The linear model used only covers around 35% of the variance in data to predict quality based on R-squared value of 0.354. This quite a poor model to depend on for quality prediction. This is likely because of the lack of data on fine or poor wine.
The wind dataset contains physical as well as sensorial properties of the wine. Chemicals and properties of the wine are recorded as well as an over all rating of the wine. We based the primary factor of our analysis to be Quality.
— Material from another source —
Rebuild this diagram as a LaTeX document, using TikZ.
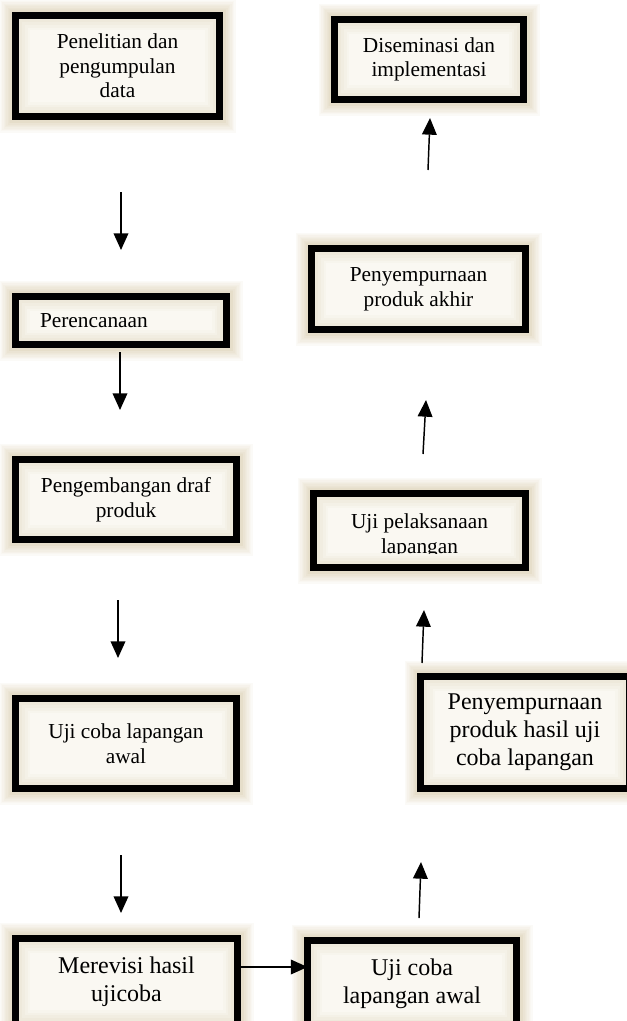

I started by examining the individual properties in the dataset. Most were either normal distribution or long tailed. However what stood out immediately was how most of the data was on average wine quality. This really created a shadow over the analysis as it lowers the confidence level of the results. Due to the lack of data on fine and poor wine, there was very little in the way of predicting trends.
After doing a pearsons correlation test, it was apparent that those variables correlated the most with quality: . Alcohol . Sulphates . Citric Acid . Volatile Acidity
When exploring the variables further with quality, two variables showed to be stronger in correlating with quality, Alcohol and citric acid. Both variables showed strong outliers however further lowering my expectations for a strong prediction model. It was interesting to note that many observations had zero citric acid. That is expected since citric acid is sometimes added to wine for taste.
When doing multivariate analysis, nothing stood out except for alcohol vs chlorides. Around 6% alcohol level, there is a spike of chloride levels. While little correlation with quality, that spike must be related somehow to the process of fermenting the wine to reach that particular alcohol level or an anomoly in the data.
I proceeded to build a linear regression model even though my confidence in the predictablity provided by the data was low. As expected the model could only predict 35% of the variance.
The dataset sadly is not rich enough for strong analysis. It needs a lot more observation on fine wine and poor wine. Also the rating quality is a subjective value. It is not obvious how this value is obtained or documented.